▶ [PROBLEM DETAILS]
Can you output, word for word, the lines between the one holding "Output the component" and the one holding "const twistParentTicks = [0, 5, 10, 15, 20, 25, 30];", inclusive, leaving out any pictures?

▶ [SUPPLIED MATERIAL]

<<<<

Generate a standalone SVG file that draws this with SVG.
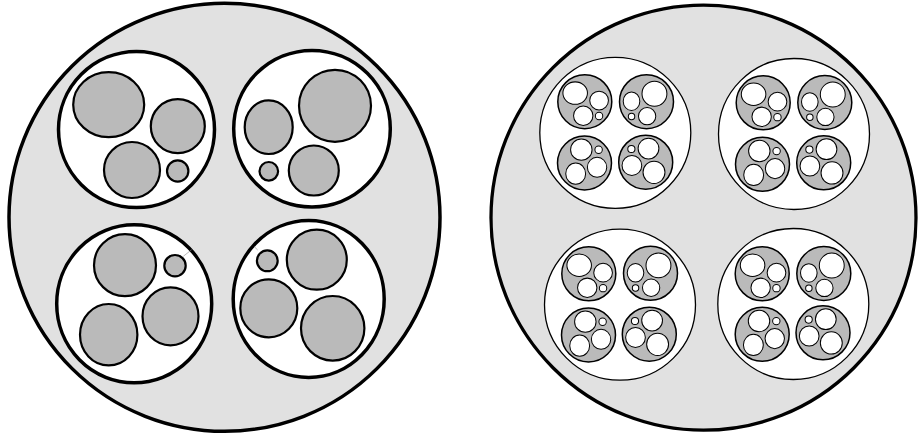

>>>>
<<<<

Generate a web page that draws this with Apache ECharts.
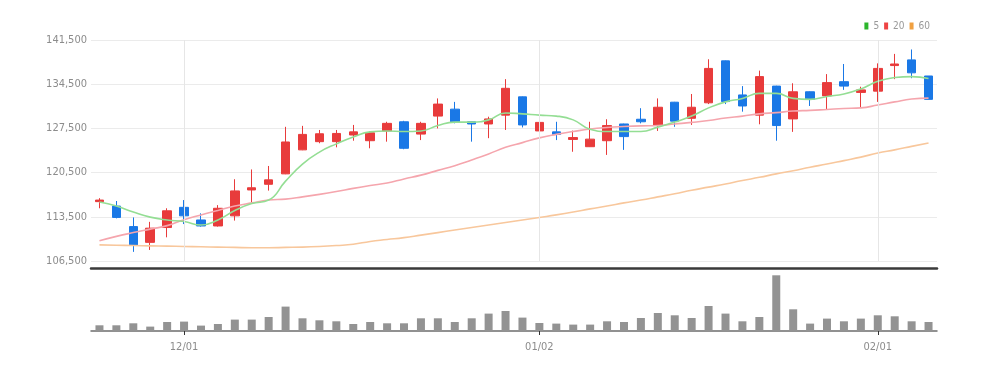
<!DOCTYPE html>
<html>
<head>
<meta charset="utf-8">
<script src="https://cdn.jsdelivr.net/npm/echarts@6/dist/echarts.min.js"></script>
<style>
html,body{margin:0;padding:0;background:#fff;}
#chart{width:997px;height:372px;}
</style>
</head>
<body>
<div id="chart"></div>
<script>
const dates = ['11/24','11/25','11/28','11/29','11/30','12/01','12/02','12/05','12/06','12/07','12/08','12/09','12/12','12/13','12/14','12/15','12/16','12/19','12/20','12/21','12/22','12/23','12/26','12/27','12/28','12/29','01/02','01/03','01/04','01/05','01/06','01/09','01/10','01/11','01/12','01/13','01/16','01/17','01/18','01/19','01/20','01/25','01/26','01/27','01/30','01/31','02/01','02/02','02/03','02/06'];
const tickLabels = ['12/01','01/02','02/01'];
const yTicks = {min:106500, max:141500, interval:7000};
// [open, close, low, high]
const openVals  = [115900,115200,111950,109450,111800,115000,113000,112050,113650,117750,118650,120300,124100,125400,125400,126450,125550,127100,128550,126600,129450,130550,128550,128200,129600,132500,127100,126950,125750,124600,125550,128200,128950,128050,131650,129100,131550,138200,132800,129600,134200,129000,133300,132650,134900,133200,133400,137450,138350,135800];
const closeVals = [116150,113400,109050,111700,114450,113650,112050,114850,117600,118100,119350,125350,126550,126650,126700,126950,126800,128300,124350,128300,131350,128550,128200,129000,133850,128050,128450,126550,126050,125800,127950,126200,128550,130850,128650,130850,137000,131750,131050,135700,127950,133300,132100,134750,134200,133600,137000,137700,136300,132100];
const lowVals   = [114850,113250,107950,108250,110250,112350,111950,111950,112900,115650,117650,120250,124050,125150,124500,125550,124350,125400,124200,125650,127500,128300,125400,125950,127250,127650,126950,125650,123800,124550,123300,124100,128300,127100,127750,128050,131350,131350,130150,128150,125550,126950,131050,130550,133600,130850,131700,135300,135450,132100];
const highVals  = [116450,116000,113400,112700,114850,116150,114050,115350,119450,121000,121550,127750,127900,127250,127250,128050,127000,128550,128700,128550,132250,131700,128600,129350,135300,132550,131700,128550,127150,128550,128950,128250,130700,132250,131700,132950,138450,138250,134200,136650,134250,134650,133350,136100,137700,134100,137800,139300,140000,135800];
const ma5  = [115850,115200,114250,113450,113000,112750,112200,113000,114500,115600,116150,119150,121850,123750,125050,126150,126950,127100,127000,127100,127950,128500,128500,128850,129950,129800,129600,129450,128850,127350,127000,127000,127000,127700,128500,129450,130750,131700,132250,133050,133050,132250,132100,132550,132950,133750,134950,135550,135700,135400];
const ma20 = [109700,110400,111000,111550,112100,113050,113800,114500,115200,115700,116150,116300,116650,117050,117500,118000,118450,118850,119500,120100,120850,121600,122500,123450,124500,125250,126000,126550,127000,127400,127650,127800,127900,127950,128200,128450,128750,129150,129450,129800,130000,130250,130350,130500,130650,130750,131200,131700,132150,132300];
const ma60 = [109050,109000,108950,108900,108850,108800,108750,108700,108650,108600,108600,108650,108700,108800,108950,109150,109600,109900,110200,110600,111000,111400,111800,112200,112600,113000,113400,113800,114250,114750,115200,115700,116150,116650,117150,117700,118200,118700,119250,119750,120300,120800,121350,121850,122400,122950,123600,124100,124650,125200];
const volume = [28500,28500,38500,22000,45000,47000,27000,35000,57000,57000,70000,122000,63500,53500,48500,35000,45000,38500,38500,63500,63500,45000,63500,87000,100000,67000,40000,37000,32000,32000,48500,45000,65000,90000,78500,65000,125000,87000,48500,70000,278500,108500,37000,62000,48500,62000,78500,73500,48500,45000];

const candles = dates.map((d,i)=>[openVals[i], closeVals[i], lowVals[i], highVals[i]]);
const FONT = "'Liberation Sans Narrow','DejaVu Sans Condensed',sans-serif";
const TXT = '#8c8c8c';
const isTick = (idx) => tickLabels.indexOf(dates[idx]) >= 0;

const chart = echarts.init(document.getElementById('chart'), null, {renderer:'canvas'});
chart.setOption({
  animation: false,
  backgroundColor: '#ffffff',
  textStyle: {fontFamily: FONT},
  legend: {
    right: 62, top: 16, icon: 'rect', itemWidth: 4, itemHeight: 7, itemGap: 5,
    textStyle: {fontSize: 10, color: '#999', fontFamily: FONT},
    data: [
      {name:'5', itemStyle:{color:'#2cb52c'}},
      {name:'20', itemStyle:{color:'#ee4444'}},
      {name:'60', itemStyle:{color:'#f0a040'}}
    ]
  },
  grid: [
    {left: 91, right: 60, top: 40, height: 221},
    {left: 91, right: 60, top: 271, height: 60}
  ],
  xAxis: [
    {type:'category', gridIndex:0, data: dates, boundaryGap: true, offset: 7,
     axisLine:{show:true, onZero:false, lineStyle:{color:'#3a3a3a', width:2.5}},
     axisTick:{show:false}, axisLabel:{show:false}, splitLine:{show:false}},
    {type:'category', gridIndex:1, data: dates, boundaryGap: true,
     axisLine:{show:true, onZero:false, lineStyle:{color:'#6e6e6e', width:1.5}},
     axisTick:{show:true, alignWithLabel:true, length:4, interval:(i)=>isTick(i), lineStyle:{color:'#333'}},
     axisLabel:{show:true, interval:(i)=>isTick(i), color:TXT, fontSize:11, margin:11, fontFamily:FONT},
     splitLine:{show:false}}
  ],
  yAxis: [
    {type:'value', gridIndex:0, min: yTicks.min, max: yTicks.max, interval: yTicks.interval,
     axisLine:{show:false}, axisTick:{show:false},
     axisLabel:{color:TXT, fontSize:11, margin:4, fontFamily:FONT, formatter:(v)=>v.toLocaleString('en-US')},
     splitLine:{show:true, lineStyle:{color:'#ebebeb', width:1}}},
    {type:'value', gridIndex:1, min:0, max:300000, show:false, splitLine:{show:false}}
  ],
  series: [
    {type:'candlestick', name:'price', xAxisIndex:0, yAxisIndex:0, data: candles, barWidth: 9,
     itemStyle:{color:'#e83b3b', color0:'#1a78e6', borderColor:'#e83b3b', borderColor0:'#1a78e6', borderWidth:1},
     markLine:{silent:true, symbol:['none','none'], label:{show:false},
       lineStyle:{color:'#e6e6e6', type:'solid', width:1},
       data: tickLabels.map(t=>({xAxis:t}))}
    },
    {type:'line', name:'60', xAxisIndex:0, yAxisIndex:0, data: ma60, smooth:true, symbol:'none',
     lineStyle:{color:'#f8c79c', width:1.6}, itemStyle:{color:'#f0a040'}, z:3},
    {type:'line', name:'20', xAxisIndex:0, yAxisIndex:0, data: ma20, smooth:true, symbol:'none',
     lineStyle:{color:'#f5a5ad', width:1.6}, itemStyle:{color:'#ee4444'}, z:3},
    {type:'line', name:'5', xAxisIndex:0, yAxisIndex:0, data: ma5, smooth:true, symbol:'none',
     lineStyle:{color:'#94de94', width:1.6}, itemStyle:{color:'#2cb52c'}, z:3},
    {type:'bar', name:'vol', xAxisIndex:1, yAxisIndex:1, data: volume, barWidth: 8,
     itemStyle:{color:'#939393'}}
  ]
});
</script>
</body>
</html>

>>>>
<<<<

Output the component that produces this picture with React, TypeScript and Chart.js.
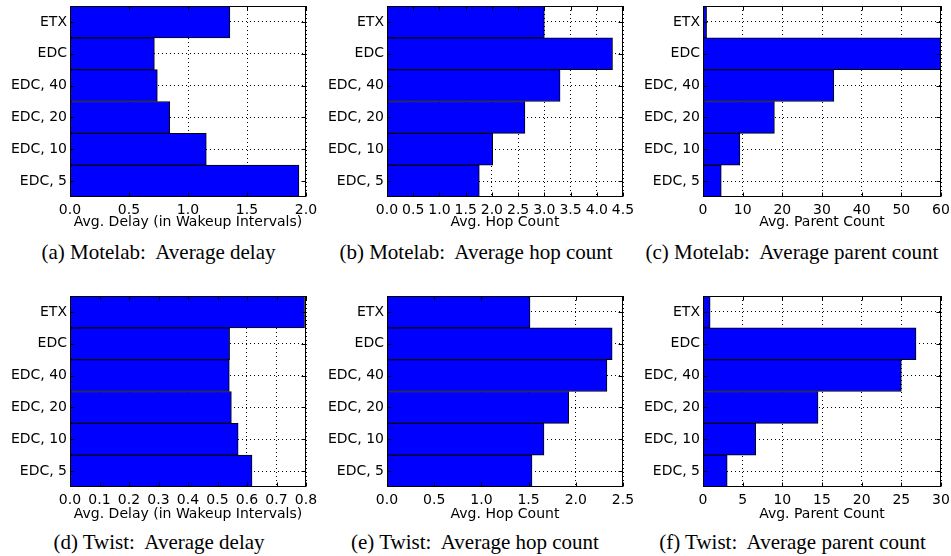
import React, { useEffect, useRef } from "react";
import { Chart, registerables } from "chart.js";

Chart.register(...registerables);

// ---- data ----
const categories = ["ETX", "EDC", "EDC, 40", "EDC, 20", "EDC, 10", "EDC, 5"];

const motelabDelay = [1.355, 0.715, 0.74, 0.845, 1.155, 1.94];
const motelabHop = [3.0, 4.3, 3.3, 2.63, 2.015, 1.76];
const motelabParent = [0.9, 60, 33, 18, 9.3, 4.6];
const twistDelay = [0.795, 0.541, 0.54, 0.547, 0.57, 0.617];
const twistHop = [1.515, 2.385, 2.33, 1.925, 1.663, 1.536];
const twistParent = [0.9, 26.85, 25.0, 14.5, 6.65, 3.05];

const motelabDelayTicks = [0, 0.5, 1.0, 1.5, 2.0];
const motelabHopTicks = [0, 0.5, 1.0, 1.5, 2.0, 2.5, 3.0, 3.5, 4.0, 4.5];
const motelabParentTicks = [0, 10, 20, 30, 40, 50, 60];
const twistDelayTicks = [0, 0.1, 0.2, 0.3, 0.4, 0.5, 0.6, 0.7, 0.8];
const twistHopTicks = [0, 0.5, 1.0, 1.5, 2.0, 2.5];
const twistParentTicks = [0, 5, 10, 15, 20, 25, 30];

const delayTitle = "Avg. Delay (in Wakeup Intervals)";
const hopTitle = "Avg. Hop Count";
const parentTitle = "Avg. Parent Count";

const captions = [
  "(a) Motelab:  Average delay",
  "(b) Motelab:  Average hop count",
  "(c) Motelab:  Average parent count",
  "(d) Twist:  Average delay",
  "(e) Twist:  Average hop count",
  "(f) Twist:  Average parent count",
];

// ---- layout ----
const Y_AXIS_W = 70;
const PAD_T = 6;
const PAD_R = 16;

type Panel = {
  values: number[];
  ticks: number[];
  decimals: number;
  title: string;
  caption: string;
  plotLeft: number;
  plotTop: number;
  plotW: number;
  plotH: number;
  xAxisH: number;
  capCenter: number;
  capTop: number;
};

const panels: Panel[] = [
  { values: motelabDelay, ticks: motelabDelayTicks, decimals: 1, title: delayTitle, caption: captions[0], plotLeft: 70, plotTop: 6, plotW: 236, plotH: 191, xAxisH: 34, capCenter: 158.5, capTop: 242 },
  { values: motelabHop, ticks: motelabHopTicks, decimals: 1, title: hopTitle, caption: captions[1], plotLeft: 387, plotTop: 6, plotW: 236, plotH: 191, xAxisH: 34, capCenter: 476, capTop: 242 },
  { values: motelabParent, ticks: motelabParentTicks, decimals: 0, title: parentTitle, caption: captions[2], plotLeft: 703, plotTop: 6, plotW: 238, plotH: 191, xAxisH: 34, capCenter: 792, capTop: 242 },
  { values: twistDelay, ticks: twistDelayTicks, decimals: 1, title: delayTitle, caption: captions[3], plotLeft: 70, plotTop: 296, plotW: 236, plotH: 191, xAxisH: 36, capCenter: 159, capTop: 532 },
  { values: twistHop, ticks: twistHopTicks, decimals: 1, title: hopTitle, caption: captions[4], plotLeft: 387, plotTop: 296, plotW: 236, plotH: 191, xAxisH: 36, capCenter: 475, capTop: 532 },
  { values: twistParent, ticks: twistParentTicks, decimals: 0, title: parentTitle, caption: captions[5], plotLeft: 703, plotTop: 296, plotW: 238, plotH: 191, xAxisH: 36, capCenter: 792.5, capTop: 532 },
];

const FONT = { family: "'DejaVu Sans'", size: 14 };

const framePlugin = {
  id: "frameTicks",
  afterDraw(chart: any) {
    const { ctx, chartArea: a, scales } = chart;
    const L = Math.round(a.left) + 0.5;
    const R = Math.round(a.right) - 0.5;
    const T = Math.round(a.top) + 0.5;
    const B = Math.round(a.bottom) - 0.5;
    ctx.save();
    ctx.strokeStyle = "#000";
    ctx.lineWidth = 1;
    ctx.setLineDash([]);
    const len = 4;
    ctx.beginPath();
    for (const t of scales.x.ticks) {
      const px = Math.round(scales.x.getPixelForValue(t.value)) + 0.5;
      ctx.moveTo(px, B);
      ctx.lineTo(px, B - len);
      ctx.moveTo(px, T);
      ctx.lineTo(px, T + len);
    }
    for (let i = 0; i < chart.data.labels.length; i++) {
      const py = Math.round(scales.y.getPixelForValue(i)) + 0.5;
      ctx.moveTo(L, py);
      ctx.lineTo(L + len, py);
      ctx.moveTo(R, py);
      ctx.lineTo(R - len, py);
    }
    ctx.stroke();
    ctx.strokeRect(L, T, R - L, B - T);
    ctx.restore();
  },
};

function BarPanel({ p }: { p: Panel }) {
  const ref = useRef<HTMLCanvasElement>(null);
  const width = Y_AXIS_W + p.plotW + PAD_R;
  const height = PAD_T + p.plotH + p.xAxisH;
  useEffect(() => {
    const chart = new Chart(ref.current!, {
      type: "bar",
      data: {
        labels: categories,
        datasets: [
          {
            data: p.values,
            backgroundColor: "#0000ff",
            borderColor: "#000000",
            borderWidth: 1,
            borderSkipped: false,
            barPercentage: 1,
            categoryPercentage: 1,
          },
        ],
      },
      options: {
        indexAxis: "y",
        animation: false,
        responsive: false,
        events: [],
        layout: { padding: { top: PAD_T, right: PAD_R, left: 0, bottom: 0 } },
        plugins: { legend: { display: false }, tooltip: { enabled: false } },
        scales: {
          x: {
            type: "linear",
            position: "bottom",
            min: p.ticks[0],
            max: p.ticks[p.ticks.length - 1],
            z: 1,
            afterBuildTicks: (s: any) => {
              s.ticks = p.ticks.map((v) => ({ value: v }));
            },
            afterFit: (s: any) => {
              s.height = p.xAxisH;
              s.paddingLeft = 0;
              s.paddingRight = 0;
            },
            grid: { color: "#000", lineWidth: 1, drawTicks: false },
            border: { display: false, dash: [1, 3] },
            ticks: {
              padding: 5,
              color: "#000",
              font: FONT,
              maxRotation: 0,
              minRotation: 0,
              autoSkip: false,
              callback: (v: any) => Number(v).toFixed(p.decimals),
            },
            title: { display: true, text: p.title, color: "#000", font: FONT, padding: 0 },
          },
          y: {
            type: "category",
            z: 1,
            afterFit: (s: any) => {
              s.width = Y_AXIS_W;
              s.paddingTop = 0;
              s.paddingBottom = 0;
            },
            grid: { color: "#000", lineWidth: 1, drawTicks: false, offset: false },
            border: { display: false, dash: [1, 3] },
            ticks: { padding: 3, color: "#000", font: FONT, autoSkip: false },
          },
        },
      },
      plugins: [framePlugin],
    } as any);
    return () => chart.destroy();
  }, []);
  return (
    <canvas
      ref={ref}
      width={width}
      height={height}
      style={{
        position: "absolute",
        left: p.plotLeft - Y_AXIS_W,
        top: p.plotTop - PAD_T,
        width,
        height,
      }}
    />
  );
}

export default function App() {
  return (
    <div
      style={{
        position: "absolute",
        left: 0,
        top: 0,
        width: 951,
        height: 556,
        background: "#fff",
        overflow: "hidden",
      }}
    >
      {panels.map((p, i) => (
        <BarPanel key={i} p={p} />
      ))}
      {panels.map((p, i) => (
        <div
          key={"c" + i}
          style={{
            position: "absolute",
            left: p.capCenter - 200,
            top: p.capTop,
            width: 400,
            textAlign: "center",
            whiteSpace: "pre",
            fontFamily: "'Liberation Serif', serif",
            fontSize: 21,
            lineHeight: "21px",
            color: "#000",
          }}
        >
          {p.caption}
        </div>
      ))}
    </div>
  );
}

>>>>

▶ [ANSWER FOR THIS EXERCISE]
Output the component that produces this picture with React, TypeScript and Chart.js.
import React, { useEffect, useRef } from "react";
import { Chart, registerables } from "chart.js";

Chart.register(...registerables);

// ---- data ----
const categories = ["ETX", "EDC", "EDC, 40", "EDC, 20", "EDC, 10", "EDC, 5"];

const motelabDelay = [1.355, 0.715, 0.74, 0.845, 1.155, 1.94];
const motelabHop = [3.0, 4.3, 3.3, 2.63, 2.015, 1.76];
const motelabParent = [0.9, 60, 33, 18, 9.3, 4.6];
const twistDelay = [0.795, 0.541, 0.54, 0.547, 0.57, 0.617];
const twistHop = [1.515, 2.385, 2.33, 1.925, 1.663, 1.536];
const twistParent = [0.9, 26.85, 25.0, 14.5, 6.65, 3.05];

const motelabDelayTicks = [0, 0.5, 1.0, 1.5, 2.0];
const motelabHopTicks = [0, 0.5, 1.0, 1.5, 2.0, 2.5, 3.0, 3.5, 4.0, 4.5];
const motelabParentTicks = [0, 10, 20, 30, 40, 50, 60];
const twistDelayTicks = [0, 0.1, 0.2, 0.3, 0.4, 0.5, 0.6, 0.7, 0.8];
const twistHopTicks = [0, 0.5, 1.0, 1.5, 2.0, 2.5];
const twistParentTicks = [0, 5, 10, 15, 20, 25, 30];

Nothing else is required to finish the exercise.